I don't believe I've said much in this blog about my interest in bluegrass music. I enjoy trying to play the five-string banjo, and I have great admiration for the musicality of the outstanding pros and amateurs in the bluegrass world. Arising mainly from life in the rural southeastern region of the US, bluegrass is actually an amalgam of many musical traditions, including Appalachian folk music -- and its antecedent Scotch-Irish ballads and tunes -- plus old-time "hillbilly" country music.
Another significant influence comes from southern gospel music of the Stamps-Baxter quartet and "Heavenly Highways" songbook variety. It's not uncommon at bluegrass festivals and jams to hear gospel songs like "I'll Fly Away," "Old Time Religion," "Father Along" and others mixed in with the foot-stomping breakdowns, fiddle tunes, and rowdy drinking songs. This causes me to think about the spiritual values that seem to be connected to the bluegrass genre to some degree.
‘Bluegrass religion’ is generally reflective of a somewhat generic American religion in the south. It mixes patriotism, ‘family values,’ and traditional concepts of sin and salvation. And like that cultural religious leaning, it also has its blind spots. There is a decided preference for the 'old fashioned church' in bluegrass gospel, and the image usually conjured is that of a small rural congregation where singin’ and shoutin’ are customary, and it’s typically not far to ‘the river.’ The notion of a heavenly reunion with departed parents or other loved ones is used either as a way of showing one’s love and admiration for them, or as an exhortation to the sinner to mend his ways lest he not be present for the rejoicing. Life is regarded as a ‘journey.’ People are often seen as wanderers, wayfarers, pilgrims, orphans -- and thus to be pitied and cared for – or rakes, laggards, drunks, and ne’er-do-wells – thus in need of redemption. The journey has a heavenly destination (one hopes!), typically referenced as ‘home.’ En route, there is the inevitable 'valley' through which one must pass, and ‘no one can walk that lonesome valley for you.’ A pristine childhood, recalled in such a symbol as a ‘cabin on the hill,’ will be recaptured someday in a land of forever, where ‘no one will be a rank stranger to me.’
Individualized salvation available through Christ, imminent mortality/judgment, lost youth/innocence, nostalgic idealization of family, hope in tough times, unrelieved travail and toil in this life, worldly temptations leading to destruction, the offer of divine forgiveness and mercy ‘before it’s too late’ – all these topics jostle along the syncopated melodies of bluegrass music. Knowing that ‘time is filled with swift transition,’ the singer/listener is urged to ‘hold to God’s unchanging hand.’ The theological dynamics of the lyrics may be expressed in rather prosaic ways, yet there is in the music a profound sense of being in touch with the strivings of the human spirit, and the succor that genuine faith affords.
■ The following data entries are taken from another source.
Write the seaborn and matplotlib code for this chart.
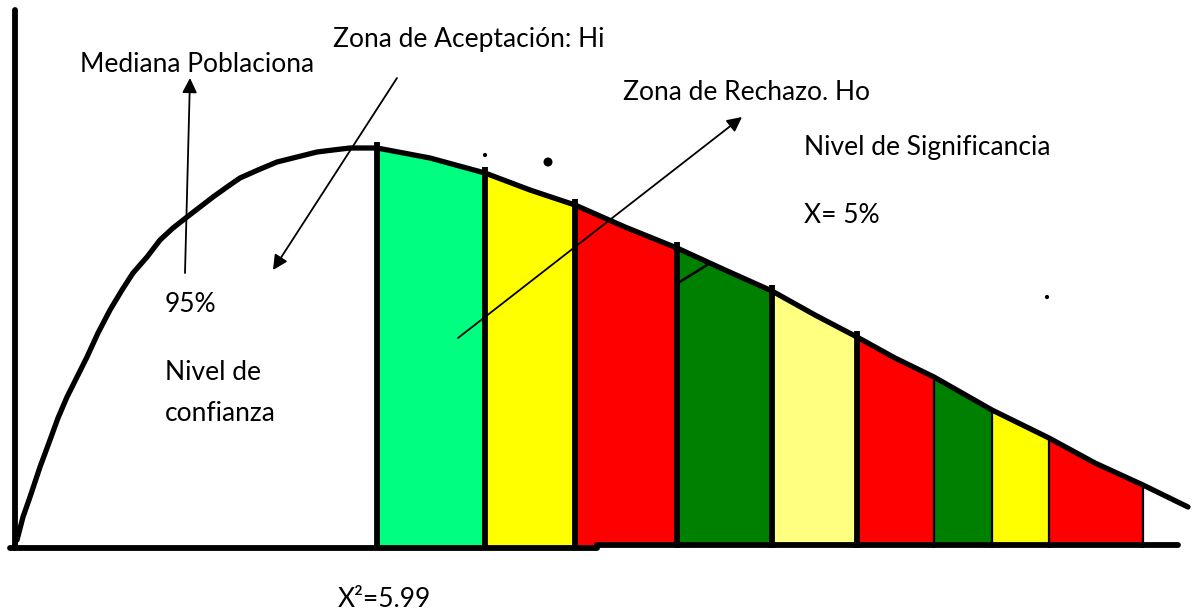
import numpy as np
import matplotlib
matplotlib.use("Agg")
import matplotlib.pyplot as plt
from matplotlib.patches import Rectangle
import seaborn as sns

# Hand drawn chi-square sketch.
# x to the right, y measured down from the top edge (image units)
curve_x = [17, 23, 30, 40, 50, 58, 67, 77, 87, 98, 110, 122, 133, 147, 160, 173,
           187, 200, 213, 227, 240, 258, 277, 297, 317, 333, 350, 377,
           430, 485, 530, 575, 625, 677, 725, 772, 815, 857, 895, 934, 992, 1049,
           1095, 1143, 1188]
curve_y = [540, 517, 497, 467, 440, 418, 397, 377, 357, 333, 310, 290, 273, 257, 240, 228,
           217, 207, 197, 187, 178, 170, 162, 157, 152, 150, 148, 148,
           158, 173, 190, 205, 227, 248, 270, 291, 315, 337, 358, 377, 410, 438,
           463, 485, 507]

band_edges = [377, 485, 575, 677, 772, 857, 934, 992, 1049, 1143]
band_colors = ["#00FF80", "#FFFF00", "#FF0000", "#008000", "#FFFF80",
               "#FF0000", "#008000", "#FFFF00", "#FF0000"]
edge_widths = [4.2, 4.2, 4.2, 4.2, 4.2, 4.2, 1.6, 1.6, 1.6, 1.6]

baseline_left = ([10, 597], 548)
baseline_right = ([597, 1178], 545)
yaxis_x, yaxis_top = 15, 10

labels = [
    ("Mediana Poblacional", 80, 72),
    ("Zona de Aceptación: Hi", 333, 47),
    ("Zona de Rechazo. Ho", 623, 100),
    ("Nivel de Significancia", 804, 155),
    ("X= 5%", 804, 223),
    ("95%", 165, 312),
    ("Nivel de", 165, 380),
    ("confianza", 165, 421),
    ("X²=5.99", 338, 607),
]

# (tail, tip) of the three pointers
arrows = [
    ((185, 273), (190, 78)),
    ((397, 78), (273, 270)),
    ((458, 338), (742, 117)),
]

FS = 19

sns.set_theme(style="white")
plt.rcParams["font.family"] = ["Lato", "DejaVu Sans"]

fig = plt.figure(figsize=(11.92, 6.13), dpi=100)
ax = fig.add_axes([0, 0, 1, 1])
ax.set_xlim(0, 1192)
ax.set_ylim(613, 0)
ax.axis("off")

xs = np.array(curve_x)
ys = np.array(curve_y)

# coloured rejection bands under the curve
for a, b, c in zip(band_edges[:-1], band_edges[1:], band_colors):
    m = (xs >= a) & (xs <= b)
    ax.fill_between(xs[m], ys[m], baseline_right[1], color=c, lw=0, zorder=1)

# band separators
for x, w in zip(band_edges, edge_widths):
    top = np.interp(x, xs, ys)
    ax.vlines(x, top - 6 if w > 2 else top, baseline_left[1], color="black", lw=w, zorder=3)

sns.lineplot(x=curve_x, y=curve_y, sort=False, estimator=None, color="black",
             lw=3.8, ax=ax, zorder=4, solid_joinstyle="round", solid_capstyle="round")

# axes as drawn
ax.plot([yaxis_x, yaxis_x], [yaxis_top, baseline_left[1]], color="black", lw=4.2,
        solid_capstyle="round", zorder=4)
ax.plot(baseline_left[0], [baseline_left[1]] * 2, color="black", lw=4.2, zorder=4)
ax.plot(baseline_right[0], [baseline_right[1]] * 2, color="black", lw=4.2, zorder=4)

for txt, x, y in labels:
    ax.text(x, y, txt, fontsize=FS, va="baseline", ha="left", color="black", zorder=5)

# the first label is cut off by the box of the second one
ax.add_patch(Rectangle((313, 50), 80, 35, facecolor="white", edgecolor="none", zorder=6))

for tail, tip in arrows:
    ax.annotate("", xy=tip, xytext=tail, zorder=8,
                arrowprops=dict(arrowstyle="-|>", color="black", lw=1.3,
                                mutation_scale=22, shrinkA=0, shrinkB=0))

# small stray strokes in the drawing
ax.plot([678, 707], [283, 265], color="black", lw=1.8, zorder=4)
ax.scatter([548, 485, 1047], [162, 155, 297], s=[30, 4, 4], color="black", zorder=4)

fig.savefig("out.png", dpi=100, facecolor="white")
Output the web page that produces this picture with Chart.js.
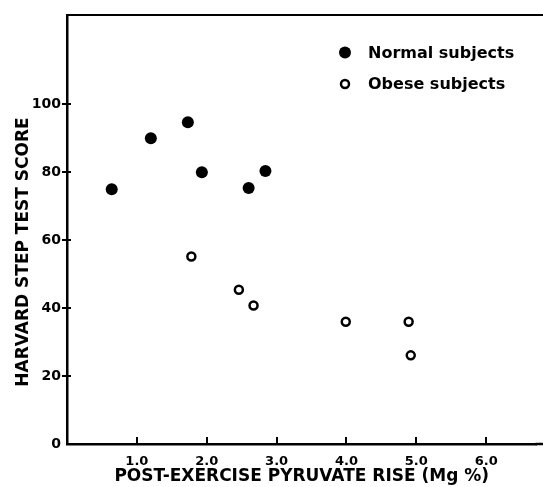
<!DOCTYPE html>
<html>
<head>
<meta charset="utf-8">
<script src="https://cdn.jsdelivr.net/npm/chart.js@4/dist/chart.umd.min.js"></script>
<style>
html,body{margin:0;padding:0;background:#fff;}
#wrap{width:543px;height:487px;position:relative;}
</style>
</head>
<body>
<div id="wrap"><canvas id="c" width="543" height="487"></canvas></div>
<script>
// ---- data ----
const normalX = [0.64, 1.20, 1.73, 1.93, 2.60, 2.84];
const normalY = [75.0, 90.0, 94.7, 80.0, 75.4, 80.4];
const obeseX  = [1.78, 2.46, 2.67, 3.99, 4.89, 4.92];
const obeseY  = [55.2, 45.4, 40.8, 36.0, 36.0, 26.1];
const xTickValues = [1, 2, 3, 4, 5, 6];
const yTickValues = [0, 20, 40, 60, 80, 100];
const seriesLabels = ['Normal subjects', 'Obese subjects'];
const xTitle = 'POST-EXERCISE PYRUVATE RISE (Mg %)';
const yTitle = 'HARVARD STEP TEST SCORE';

const FONT = '"DejaVu Sans", sans-serif';

const framePlugin = {
  id: 'frame',
  afterDraw(chart) {
    const {ctx, chartArea: a, scales} = chart;
    ctx.save();
    ctx.strokeStyle = '#000';
    ctx.lineWidth = 2;
    // top border
    ctx.beginPath();
    ctx.moveTo(a.left - 1, a.top);
    ctx.lineTo(chart.width, a.top);
    ctx.stroke();
    // bottom axis continues to the edge of the picture
    ctx.lineWidth = 2.5;
    ctx.beginPath();
    ctx.moveTo(a.right - 1, a.bottom);
    ctx.lineTo(chart.width, a.bottom);
    ctx.stroke();
    ctx.lineWidth = 2;
    // x tick marks pointing inward
    scales.x.ticks.forEach(t => {
      const px = Math.round(scales.x.getPixelForValue(t.value));
      ctx.beginPath();
      ctx.moveTo(px, a.bottom);
      ctx.lineTo(px, a.bottom - 7);
      ctx.stroke();
    });
    // y tick marks crossing axis
    scales.y.ticks.forEach(t => {
      if (t.value === 0) return;
      const py = Math.round(scales.y.getPixelForValue(t.value));
      ctx.beginPath();
      ctx.moveTo(a.left - 5, py);
      ctx.lineTo(a.left + 4, py);
      ctx.stroke();
    });
    // y axis title
    ctx.fillStyle = '#000';
    ctx.save();
    ctx.translate(24, a.top + 237);
    ctx.rotate(-Math.PI / 2);
    ctx.font = 'bold 17px ' + FONT;
    ctx.textAlign = 'center';
    ctx.textBaseline = 'middle';
    ctx.fillText(yTitle, 0, 0);
    ctx.restore();
    // legend
    const lx = a.left + 278, ly1 = a.top + 37.5, ly2 = a.top + 69;
    ctx.beginPath();
    ctx.arc(lx, ly1, 6, 0, Math.PI * 2);
    ctx.fill();
    ctx.lineWidth = 2.5;
    ctx.beginPath();
    ctx.arc(lx, ly2, 4, 0, Math.PI * 2);
    ctx.stroke();
    ctx.font = 'bold 16px ' + FONT;
    ctx.textBaseline = 'middle';
    ctx.textAlign = 'left';
    ctx.fillText(chart.data.datasets[0].label, lx + 23, ly1 + 1);
    ctx.fillText(chart.data.datasets[1].label, lx + 23, ly2 + 1);
    ctx.restore();
  }
};

new Chart(document.getElementById('c'), {
  type: 'scatter',
  data: {
    datasets: [
      {
        label: seriesLabels[0],
        data: normalX.map((x, i) => ({x, y: normalY[i]})),
        pointStyle: 'circle',
        pointRadius: 6,
        pointHoverRadius: 6,
        backgroundColor: '#000',
        borderColor: '#000',
        borderWidth: 0
      },
      {
        label: seriesLabels[1],
        data: obeseX.map((x, i) => ({x, y: obeseY[i]})),
        pointStyle: 'circle',
        pointRadius: 4,
        pointHoverRadius: 4,
        backgroundColor: '#fff',
        borderColor: '#000',
        borderWidth: 2.5
      }
    ]
  },
  options: {
    responsive: false,
    animation: false,
    layout: {padding: {left: 15, top: 15, right: 0, bottom: 0}},
    plugins: {legend: {display: false}, tooltip: {enabled: false}},
    scales: {
      x: {
        type: 'linear',
        min: 0,
        max: 6.72,
        afterBuildTicks: s => { s.ticks = xTickValues.map(v => ({value: v})); },
        afterFit: s => { s.height = 43; s.paddingLeft = 0; s.paddingRight = 0; },
        grid: {display: false, drawTicks: false},
        border: {display: true, color: '#000', width: 2.5},
        ticks: {
          color: '#000',
          padding: 10,
          maxRotation: 0,
          font: {family: FONT, size: 13, weight: 'bold'},
          callback: v => v.toFixed(1)
        },
        title: {
          display: true,
          text: xTitle,
          color: '#000',
          font: {family: FONT, size: 17, weight: 'bold'},
          padding: 0
        }
      },
      y: {
        type: 'linear',
        min: 0,
        max: 126.3,
        afterBuildTicks: s => { s.ticks = yTickValues.map(v => ({value: v})); },
        afterFit: s => { s.width = 52; s.paddingTop = 0; s.paddingBottom = 0; },
        grid: {display: false, drawTicks: false},
        border: {display: true, color: '#000', width: 2.5},
        ticks: {
          color: '#000',
          padding: 6,
          font: {family: FONT, size: 14, weight: 'bold'},
          callback: v => String(v)
        },
        title: {display: false}
      }
    }
  },
  plugins: [framePlugin]
});
</script>
</body>
</html>
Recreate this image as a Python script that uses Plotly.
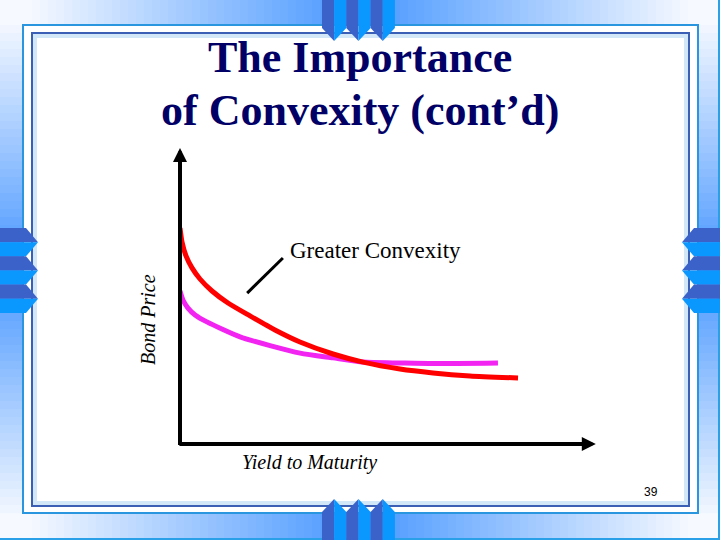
import plotly.graph_objects as go

# ---- data (yield to maturity vs bond price) ----
yield_high_convexity = [0, 0.048, 0.143, 0.286, 0.476, 0.762, 1.143, 1.667, 2.262, 2.857, 3.643, 4.357, 5.238, 6.024, 6.905, 8.048]
price_high_convexity = [72, 67.3, 62.7, 58.7, 55, 51, 47, 42.7, 38, 34, 30, 27.3, 25, 23.7, 22.7, 22]
yield_low_convexity = [0, 0.07, 0.19, 0.36, 0.64, 1.43, 2.86, 3.64, 4.36, 5.24, 6.02, 7.57]
price_low_convexity = [51, 48, 45.3, 43, 40.7, 35.7, 30.3, 28.7, 27.3, 27, 26.8, 27]

title_lines = ["The Importance", "of Convexity (cont\u2019d)"]
x_label = "Yield to Maturity"
y_label = "Bond Price"
callout = "Greater Convexity"
page_no = "39"

W, H = 720, 540
def px(x):
    return x / W
def py(y):
    return 1 - y / H

fig = go.Figure()
fig.add_trace(go.Scatter(x=yield_low_convexity, y=price_low_convexity, mode="lines",
                         line=dict(color="#f224f2", width=5, shape="spline", smoothing=0.6),
                         showlegend=False, hoverinfo="skip"))
fig.add_trace(go.Scatter(x=yield_high_convexity, y=price_high_convexity, mode="lines",
                         line=dict(color="#ff0000", width=5, shape="spline", smoothing=0.6),
                         showlegend=False, hoverinfo="skip"))

shapes = []
BLUE = (70, 150, 255)
PALE = (246, 249, 255)
def lerp(t):
    t = max(0.0, min(1.0, t))
    c = [round(BLUE[i] + (PALE[i] - BLUE[i]) * t) for i in range(3)]
    return "rgb(%d,%d,%d)" % tuple(c)

def rect(x0, y0, x1, y1, color, layer="below"):
    shapes.append(dict(type="rect", xref="paper", yref="paper", x0=px(x0), x1=px(x1),
                       y0=py(y1), y1=py(y0), fillcolor=color, line=dict(width=0), layer=layer))

step = 8
# top & bottom gradient bands
for x in range(0, W, step):
    c = lerp(abs(x + step / 2 - 360) / 330)
    rect(x, 0, x + step, 25, c)
    rect(x, 514, x + step, H, c)
# left & right gradient bands
for y in range(25, 514, step):
    c = lerp(abs(y + step / 2 - 270) / 250)
    rect(0, y, 22, min(y + step, 514), c)
    rect(698, y, W, min(y + step, 514), c)

def poly(points, color, layer="below"):
    path = "M " + " L ".join("%f,%f" % (px(a), py(b)) for a, b in points) + " Z"
    shapes.append(dict(type="path", xref="paper", yref="paper", path=path,
                       fillcolor=color, line=dict(width=0), layer=layer))

DARK = "#3a62c9"
BRIGHT = "#0a98ff"

# frame
shapes.append(dict(type="rect", xref="paper", yref="paper", x0=px(23), x1=px(698), y0=py(513), y1=py(25),
                   line=dict(color="#2a96e0", width=2), fillcolor="white", layer="below"))
shapes.append(dict(type="rect", xref="paper", yref="paper", x0=px(35), x1=px(686), y0=py(503), y1=py(36),
                   line=dict(color="#d2e8f9", width=4), layer="below"))
shapes.append(dict(type="rect", xref="paper", yref="paper", x0=px(32), x1=px(689), y0=py(506), y1=py(33),
                   line=dict(color="#3a5fb4", width=2), layer="below"))
# edge lines
shapes.append(dict(type="line", xref="paper", yref="paper", x0=0, x1=1, y0=py(539), y1=py(539),
                   line=dict(color="#2aa0e8", width=2), layer="below"))
shapes.append(dict(type="line", xref="paper", yref="paper", x0=px(719), x1=px(719), y0=0, y1=1,
                   line=dict(color="#2aa0e8", width=2), layer="below"))

# top & bottom arrows
aw = 24.3
for i in range(3):
    x0 = 322 + aw * i
    xm = x0 + aw / 2
    x1 = x0 + aw
    poly([(x0, 0), (xm, 0), (xm, 41), (x0, 28)], DARK)
    poly([(xm, 0), (x1, 0), (x1, 28), (xm, 41)], BRIGHT)
    poly([(x0, H), (xm, H), (xm, 499), (x0, 512)], DARK)
    poly([(xm, H), (x1, H), (x1, 512), (xm, 499)], BRIGHT)

# side chevrons
ch = 28.3
for i in range(3):
    t = 228 + ch * i
    m = t + ch / 2
    b = t + ch
    poly([(0, t), (26, t), (38, m), (0, m)], DARK)
    poly([(0, m), (38, m), (26, b), (0, b)], BRIGHT)
    poly([(W, t), (694, t), (682, m), (W, m)], DARK)
    poly([(W, m), (682, m), (694, b), (W, b)], BRIGHT)

# callout pointer
shapes.append(dict(type="line", xref="x", yref="y", x0=1.6, y0=50.3, x1=2.45, y1=62,
                   line=dict(color="black", width=3), layer="above"))

annotations = []
# axes with arrows
annotations.append(dict(x=0, y=98.7, ax=0, ay=-0.8, xref="x", yref="y", axref="x", ayref="y",
                        text="", showarrow=True, arrowhead=2, arrowsize=0.7, arrowwidth=4,
                        arrowcolor="black", standoff=0))
annotations.append(dict(x=9.9, y=0, ax=-0.05, ay=0, xref="x", yref="y", axref="x", ayref="y",
                        text="", showarrow=True, arrowhead=2, arrowsize=0.7, arrowwidth=4,
                        arrowcolor="black", standoff=0))

serif = "Liberation Serif, Times New Roman, serif"
annotations.append(dict(x=px(360), y=py(58), xref="paper", yref="paper", text="<b>%s</b>" % title_lines[0],
                        showarrow=False, xanchor="center", yanchor="middle",
                        font=dict(family=serif, size=44, color="#000066")))
annotations.append(dict(x=px(360), y=py(110), xref="paper", yref="paper", text="<b>%s</b>" % title_lines[1],
                        showarrow=False, xanchor="center", yanchor="middle",
                        font=dict(family=serif, size=44, color="#000066")))
annotations.append(dict(x=px(288), y=py(250), xref="paper", yref="paper", text=callout,
                        showarrow=False, xanchor="left", yanchor="middle",
                        font=dict(family=serif, size=23, color="black")))
annotations.append(dict(x=px(148), y=py(320), xref="paper", yref="paper", text="<i>%s</i>" % y_label,
                        showarrow=False, xanchor="center", yanchor="middle", textangle=-90,
                        font=dict(family=serif, size=20, color="black")))
annotations.append(dict(x=px(240), y=py(462), xref="paper", yref="paper", text="<i>%s</i>" % x_label,
                        showarrow=False, xanchor="left", yanchor="middle",
                        font=dict(family=serif, size=20, color="black")))
annotations.append(dict(x=px(651), y=py(492), xref="paper", yref="paper", text=page_no,
                        showarrow=False, xanchor="center", yanchor="middle",
                        font=dict(family="Liberation Sans, Arial, sans-serif", size=12, color="black")))

fig.update_layout(
    width=W, height=H,
    margin=dict(l=0, r=0, t=0, b=0),
    paper_bgcolor="white", plot_bgcolor="rgba(0,0,0,0)",
    xaxis=dict(domain=[px(180), px(600)], range=[0, 10], visible=False, fixedrange=True),
    yaxis=dict(domain=[py(444), py(144)], range=[0, 100], visible=False, fixedrange=True),
    shapes=shapes, annotations=annotations,
)
fig.write_html("out.html", config={"displayModeBar": False},
               post_script="document.body.style.margin='0px';document.body.style.overflow='hidden';")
In a sense, the bluegrass high note soars from the soul of the “least of these.” It voices a solidarity with the weak and downtrodden, a desperate appeal to the wayward, a promise of release to the captive [‘Like a bird from these prison walls I’ll fly, I’ll fly away!’].
Bluegrass gospel music may not be sophisticated lyrically, musically or theologically. But it sings of a spiritual dimension in the human experience which is often thought-provoking, haunting, even compelling.